The cross has things to say about unimaginable.

The all–powerful God of the universe subject to human will and action?

That is scandalous.

Ludicrous.

If you think it makes sense I humbly suggest you revisit it again.

The all powerful God of the universe is subject to human will and action? It should not be that way. God is God, we are not.

 

God knows our pain yet is also ultimately unknowable and beyond us.

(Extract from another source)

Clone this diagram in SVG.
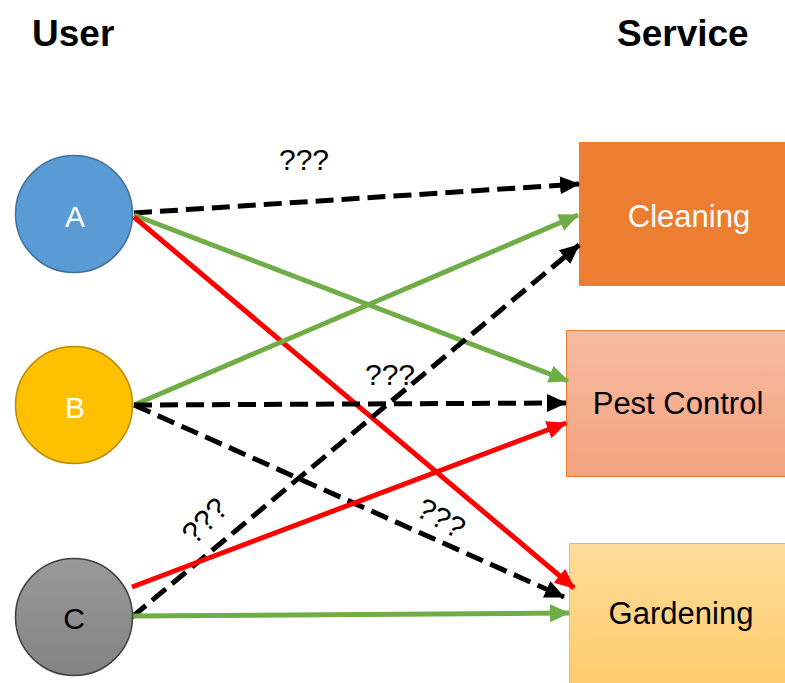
<svg xmlns="http://www.w3.org/2000/svg" width="785" height="683" viewBox="0 0 785 683">
  <defs>
    <linearGradient id="gradPest" x1="0" y1="0" x2="0" y2="1">
      <stop offset="0" stop-color="#F6BCA3"/>
      <stop offset="1" stop-color="#F3A27E"/>
    </linearGradient>
    <linearGradient id="gradGarden" x1="0" y1="0" x2="0" y2="1">
      <stop offset="0" stop-color="#FEDC9A"/>
      <stop offset="1" stop-color="#FDCB6A"/>
    </linearGradient>
    <linearGradient id="gradGrey" x1="0" y1="0" x2="0" y2="1">
      <stop offset="0" stop-color="#999999"/>
      <stop offset="1" stop-color="#838383"/>
    </linearGradient>
    <marker id="arrBlack" viewBox="0 0 20 20" refX="19" refY="10" markerWidth="20" markerHeight="20" markerUnits="userSpaceOnUse" orient="auto">
      <path d="M0,1 L20,10 L0,19 Z" fill="#000"/>
    </marker>
    <marker id="arrGreen" viewBox="0 0 20 20" refX="19" refY="10" markerWidth="20" markerHeight="20" markerUnits="userSpaceOnUse" orient="auto">
      <path d="M0,1 L20,10 L0,19 Z" fill="#70AD47"/>
    </marker>
    <marker id="arrRed" viewBox="0 0 20 20" refX="19" refY="10" markerWidth="20" markerHeight="20" markerUnits="userSpaceOnUse" orient="auto">
      <path d="M0,1 L20,10 L0,19 Z" fill="#FF0000"/>
    </marker>
  </defs>
  <style>
    .title { font-family: "Liberation Sans", Arial, sans-serif; font-weight: bold; font-size: 37px; fill: #000; }
    .nodeLabel { font-family: "Liberation Sans", Arial, sans-serif; font-size: 31px; text-anchor: middle; }
    .letter { font-family: "Liberation Sans", Arial, sans-serif; font-size: 30px; text-anchor: middle; }
    .q { font-family: "Liberation Sans", Arial, sans-serif; font-size: 30px; fill: #000; text-anchor: middle; }
    .edge { fill: none; stroke-width: 5; }
    .dash { stroke: #000; stroke-dasharray: 18 8; marker-end: url(#arrBlack); }
    .green { stroke: #70AD47; marker-end: url(#arrGreen); }
    .red { stroke: #FF0000; marker-end: url(#arrRed); }
  </style>

  <rect width="785" height="683" fill="#fff"/>

  <!-- column headings -->
  <text class="title" x="32" y="46">User</text>
  <text class="title" x="617" y="46">Service</text>

  <!-- services -->
  <g id="cleaning">
    <rect x="579" y="142" width="206" height="144" fill="#ED7D31"/>
    <text class="nodeLabel" x="689" y="227" fill="#fff">Cleaning</text>
  </g>
  <g id="pest-control">
    <rect x="566.5" y="330.5" width="220" height="146" fill="url(#gradPest)" stroke="#ED7D31" stroke-width="1"/>
    <text class="nodeLabel" x="678" y="414" fill="#000">Pest Control</text>
  </g>
  <g id="gardening">
    <rect x="569.5" y="543.5" width="220" height="150" fill="url(#gradGarden)" stroke="#FFC000" stroke-width="1"/>
    <text class="nodeLabel" x="681" y="624" fill="#000">Gardening</text>
  </g>

  <!-- connectors -->
  <g id="connectors">
    <line class="edge dash" x1="134" y1="213" x2="579" y2="184"/>
    <line class="edge green" x1="134" y1="215" x2="568" y2="381"/>
    <line class="edge red" x1="134" y1="217" x2="574" y2="588"/>
    <line class="edge green" x1="134" y1="405" x2="578" y2="215"/>
    <line class="edge dash" x1="134" y1="405" x2="566" y2="403"/>
    <line class="edge dash" x1="134" y1="405" x2="564" y2="597"/>
    <line class="edge dash" x1="132" y1="617" x2="579" y2="245"/>
    <line class="edge red" x1="132" y1="587" x2="566" y2="423"/>
    <line class="edge green" x1="133" y1="616" x2="569" y2="613"/>
  </g>

  <!-- users -->
  <g id="user-a">
    <circle cx="74" cy="214" r="58.5" fill="#5B9BD5" stroke="#41719C" stroke-width="1.5"/>
    <text class="letter" x="75" y="227" fill="#fff">A</text>
  </g>
  <g id="user-b">
    <circle cx="74" cy="405" r="58.5" fill="#FFC000" stroke="#BC8C00" stroke-width="1.5"/>
    <text class="letter" x="75" y="418" fill="#fff">B</text>
  </g>
  <g id="user-c">
    <circle cx="74" cy="617" r="58.5" fill="url(#gradGrey)" stroke="#404040" stroke-width="1.5"/>
    <text class="letter" x="74" y="629" fill="#000">C</text>
  </g>

  <!-- unknown-link labels -->
  <g id="labels">
    <text class="q" x="304" y="170">???</text>
    <text class="q" x="390" y="385">???</text>
    <text class="q" transform="translate(212,528) rotate(-45)">???</text>
    <text class="q" transform="translate(436,527) rotate(30)">???</text>
  </g>
</svg>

That too is hard to fathom.

Close and far.

Intimate and distanced.

All hard to fathom

Yet are true, held by faith.

Both these things are real.

Accordingly, we live in the tension. Holding onto faith, while faith pushes and pulls in different directions, bidding us to be present to the moment.

The actual.

The real.

 

 

The cross in that place, can then become something beyond the moment, beyond a historical murder, pushing further than ‘me and my,’ but inviting ‘me and my’ to be intertwined with its story. Making God’s story, our story.

 

God knows and is never far from my pain, my questions, my struggles.

While at the same time being shrouded in mystery and unknown–ness.

 

Yes.

We hold both these things to be true.

 

The absolute power of God, sitting front and centre with the absolute laying down of that power.

 

And that, shows us what real power really is.